◆ Dataset excerpt:
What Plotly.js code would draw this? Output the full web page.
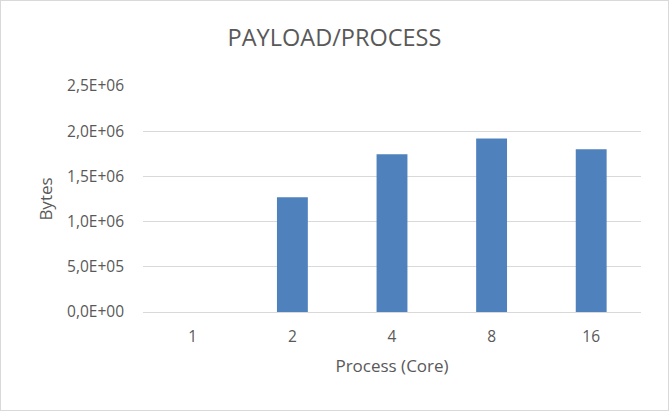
<!DOCTYPE html>
<html>
<head>
<meta charset="utf-8">
<script src="https://cdn.plot.ly/plotly-3.0.1.min.js"></script>
<style>
html,body{margin:0;padding:0;background:#fff;}
#chart{width:667px;height:409px;border:1px solid #d9d9d9;}
</style>
</head>
<body>
<div id="chart"></div>
<script>
const categories = ["1", "2", "4", "8", "16"];
const payloadBytes = [0, 1270000, 1745000, 1920000, 1800000];
const yTickVals = [0, 500000, 1000000, 1500000, 2000000, 2500000];
const yTickText = ["0,0E+00", "5,0E+05", "1,0E+06", "1,5E+06", "2,0E+06", "2,5E+06"];

const font = "Open Sans, Noto Sans, sans-serif";
const textColor = "#595959";

Plotly.newPlot("chart", [{
  type: "bar",
  x: categories,
  y: payloadBytes,
  marker: {color: "#4f81bd"},
  width: 0.31,
  hoverinfo: "x+y"
}], {
  width: 667, height: 409,
  margin: {l: 142, r: 27, t: 85, b: 98, pad: 0},
  paper_bgcolor: "#ffffff",
  plot_bgcolor: "#ffffff",
  showlegend: false,
  font: {family: font, color: textColor, size: 15},
  title: {text: "PAYLOAD/PROCESS", font: {family: font, size: 23.5, color: textColor}, x: 0.5, xanchor: "center", y: 0.91, yanchor: "middle"},
  xaxis: {
    type: "category",
    title: {text: "Process (Core)", font: {family: font, size: 17, color: textColor}, standoff: 14},
    showgrid: false, zeroline: false, showline: false,
    ticks: "", tickfont: {family: font, size: 15.5, color: textColor},
    ticklabelstandoff: 13
  },
  yaxis: {
    title: {text: "Bytes", font: {family: font, size: 17, color: textColor}, standoff: 10},
    range: [0, 2500000],
    tickmode: "array", tickvals: yTickVals, ticktext: yTickText,
    showgrid: true, gridcolor: "#d9d9d9", gridwidth: 1,
    zeroline: true, zerolinecolor: "#d9d9d9", zerolinewidth: 1,
    showline: false, ticks: "", ticklabelstandoff: 18,
    tickfont: {family: font, size: 15.5, color: textColor}
  }
}, {displayModeBar: false, staticPlot: true});
</script>
</body>
</html>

◆ Requirement: The data should be printed again unchanged; leave its pictures out.

◆ Written reply:
What Plotly.js code would draw this? Output the full web page.
<!DOCTYPE html>
<html>
<head>
<meta charset="utf-8">
<script src="https://cdn.plot.ly/plotly-3.0.1.min.js"></script>
<style>
html,body{margin:0;padding:0;background:#fff;}
#chart{width:667px;height:409px;border:1px solid #d9d9d9;}
</style>
</head>
<body>
<div id="chart"></div>
<script>
const categories = ["1", "2", "4", "8", "16"];
const payloadBytes = [0, 1270000, 1745000, 1920000, 1800000];
const yTickVals = [0, 500000, 1000000, 1500000, 2000000, 2500000];
const yTickText = ["0,0E+00", "5,0E+05", "1,0E+06", "1,5E+06", "2,0E+06", "2,5E+06"];

const font = "Open Sans, Noto Sans, sans-serif";
const textColor = "#595959";

Plotly.newPlot("chart", [{
  type: "bar",
  x: categories,
  y: payloadBytes,
  marker: {color: "#4f81bd"},
  width: 0.31,
  hoverinfo: "x+y"
}], {
  width: 667, height: 409,
  margin: {l: 142, r: 27, t: 85, b: 98, pad: 0},
  paper_bgcolor: "#ffffff",
  plot_bgcolor: "#ffffff",
  showlegend: false,
  font: {family: font, color: textColor, size: 15},
  title: {text: "PAYLOAD/PROCESS", font: {family: font, size: 23.5, color: textColor}, x: 0.5, xanchor: "center", y: 0.91, yanchor: "middle"},
  xaxis: {
    type: "category",
    title: {text: "Process (Core)", font: {family: font, size: 17, color: textColor}, standoff: 14},
    showgrid: false, zeroline: false, showline: false,
    ticks: "", tickfont: {family: font, size: 15.5, color: textColor},
    ticklabelstandoff: 13
  },
  yaxis: {
    title: {text: "Bytes", font: {family: font, size: 17, color: textColor}, standoff: 10},
    range: [0, 2500000],
    tickmode: "array", tickvals: yTickVals, ticktext: yTickText,
    showgrid: true, gridcolor: "#d9d9d9", gridwidth: 1,
    zeroline: true, zerolinecolor: "#d9d9d9", zerolinewidth: 1,
    showline: false, ticks: "", ticklabelstandoff: 18,
    tickfont: {family: font, size: 15.5, color: textColor}
  }
}, {displayModeBar: false, staticPlot: true});
</script>
</body>
</html>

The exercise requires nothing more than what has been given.